I was fortunate to be one of those runners filling New York City streets for the 2014 Marathon and was totally ignorant of this interesting and motivating history. My guess is most runners participating in this historic event are equally ignorant of its history.
Tracksmith, an independent running brand, in celebration of 50 years of the NYC Marathon and inspired by the legacy of the Pioneer Club and Ted Corbitt has developed a collection based on the Pioneer uniforms.

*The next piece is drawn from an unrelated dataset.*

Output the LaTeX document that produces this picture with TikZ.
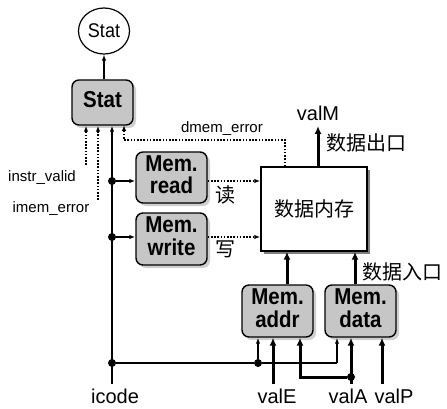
\documentclass[tikz,border=0pt]{standalone}
\usepackage{fontspec}
\usepackage{graphicx}
\setmainfont{Liberation Sans}
\newfontfamily\cjk{Noto Sans CJK SC}
\usetikzlibrary{shapes.geometric,shadows,arrows.meta,calc}
\newcommand{\bxt}[1]{\scalebox{1}[1.12]{\begin{tabular}{@{}c@{}}#1\end{tabular}}}
\begin{document}
\begin{tikzpicture}[x=1pt,y=-1pt,
 ctl/.style={draw,line width=1.4pt,rounded corners=7pt,fill=gray!45,minimum width=71pt,minimum height=52pt,align=center,font=\bfseries\fontsize{20.5}{18}\selectfont,drop shadow={shadow xshift=3pt,shadow yshift=-3pt,fill=gray!75},inner sep=0pt},
 tip/.style={-{Latex[length=6pt,width=4.5pt]}},
 thinln/.style={line width=1.2pt,tip},
 bus/.style={line width=3pt,-{Latex[length=8pt,width=7pt]}},
 sig/.style={line width=1.7pt,dash pattern=on 1.6pt off 1.6pt,tip},
 lbl/.style={font=\fontsize{15}{17}\selectfont,inner sep=0pt},
 big/.style={font=\fontsize{20}{22}\selectfont,inner sep=0pt},
 zh/.style={font=\cjk\fontsize{20}{22}\selectfont,inner sep=0pt},
 dot/.style={circle,fill,inner sep=0pt,minimum size=8pt}]
\useasboundingbox (0,0) rectangle (447,409);

% nodes
\node[draw,ellipse,line width=1.2pt,minimum width=51pt,minimum height=46pt,inner sep=0pt,font=\fontsize{18}{21}\selectfont] (statE) at (104,31) {\scalebox{1}[1.1]{Stat}};
\node[ctl,minimum width=61pt,minimum height=45pt] (statB) at (102.5,102.5) {\bxt{Stat}};
\node[ctl,minimum height=51pt] (read) at (171.5,177.5) {\bxt{Mem.\\read}};
\node[ctl] (write) at (171.5,239) {\bxt{Mem.\\write}};
\node[draw,fill=white,line width=1.4pt,minimum width=106pt,minimum height=84pt,drop shadow={shadow xshift=3pt,shadow yshift=-3pt,fill=black},zh] (dmem) at (314,209) {数据内存};
\node[ctl] (addr) at (277.5,311) {\bxt{Mem.\\addr}};
\node[ctl] (data) at (360.5,311) {\bxt{Mem.\\data}};

% labels
\node[lbl] (liv) at (42,178) {instr\_valid};
\node[lbl] (lim) at (51,209) {imem\_error};
\node[lbl] (lde) at (222,129) {dmem\_error};
\node[big] (lvalM) at (318,113) {valM};
\node[zh] (lout) at (366,143) {数据出口};
\node[zh] (lin) at (402,272) {数据入口};
\node[zh] (lrd) at (225,195) {读};
\node[zh] (lwr) at (225,249) {写};
\node[big] (licode) at (115,396.5) {icode};
\node[big] (lvalE) at (277,396.5) {valE};
\node[big] (lvalA) at (348,396.5) {valA};
\node[big] (lvalP) at (394,396.5) {valP};

% coordinates
\coordinate (ic) at (112,384);
\coordinate (iv) at (86,165);
\coordinate (im) at (98,200);
\coordinate (vE) at (273,384);
\coordinate (vA) at (351,384);
\coordinate (vP) at (382,384);
\node[dot] (j1) at (112,181) {};
\node[dot] (j2) at (112,237) {};
\node[dot] (j3) at (112,363) {};
\node[dot] (j4) at (258,363) {};
\node[dot] (j5) at (351,377) {};

% connectors
\draw[thinln] (statB.north -| statE.south) -- (statE.south);
\draw[thinln] (ic) -- (ic |- statB.south);
\draw[sig] (iv) -- (iv |- statB.south);
\draw[sig] (im) -- (im |- statB.south);
\draw[sig] ([xshift=-29pt]dmem.north) |- (124,140) -- (124,125);
\draw[thinln] (j1) -- (j1 -| read.west);
\draw[thinln] (j2) -- (j2 -| write.west);
\draw[sig] (read.east |- j1) -- (dmem.west |- j1);
\draw[sig] (write.east |- j2) -- (dmem.west |- j2);
\draw[bus] (dmem.north -| lvalM) -- (318,126);
\draw[bus] (addr.north -| 287,0) -- (dmem.south -| 287,0);
\draw[bus] (data.north -| 355,0) -- (dmem.south -| 355,0);
\draw[line width=1.2pt] (j3) -- (j4);
\draw[thinln] (j4) -- (j4 |- addr.south);
\draw[line width=1.2pt] (j4) -- (337,363);
\draw[thinln] (337,363) -- (data.south -| 337,0);
\draw[bus] (vE) -- (vE |- addr.south);
\draw[bus] (vA) -- (vA |- data.south);
\draw[bus] (vP) -- (vP |- data.south);
\draw[bus] (j5) -| (addr.south -| 300,0);
\end{tikzpicture}
\end{document}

Ted Corbett’s son, Gary Corbett, has developed TedCorbett.com, an archive of information on his father’s history as well as the history of other black distance runners. The word ‘archive’ sounds rather dry, but this collection of information is not. It provides background on the Pioneer Club, and much on the professional life of Ted Corbett, his running career and accomplishments and a strong sense of who this incredible man was as a person. If you would like to explore further, Gary Corbett’s archive is interesting and well done.
This deeper story of New York Road Runners and the New York City Marathon makes it all the more important and historic. Congratulations to Race Director Ted Metellus. I won’t be running in New York on November 7, but I will be watching and cheering for those who are.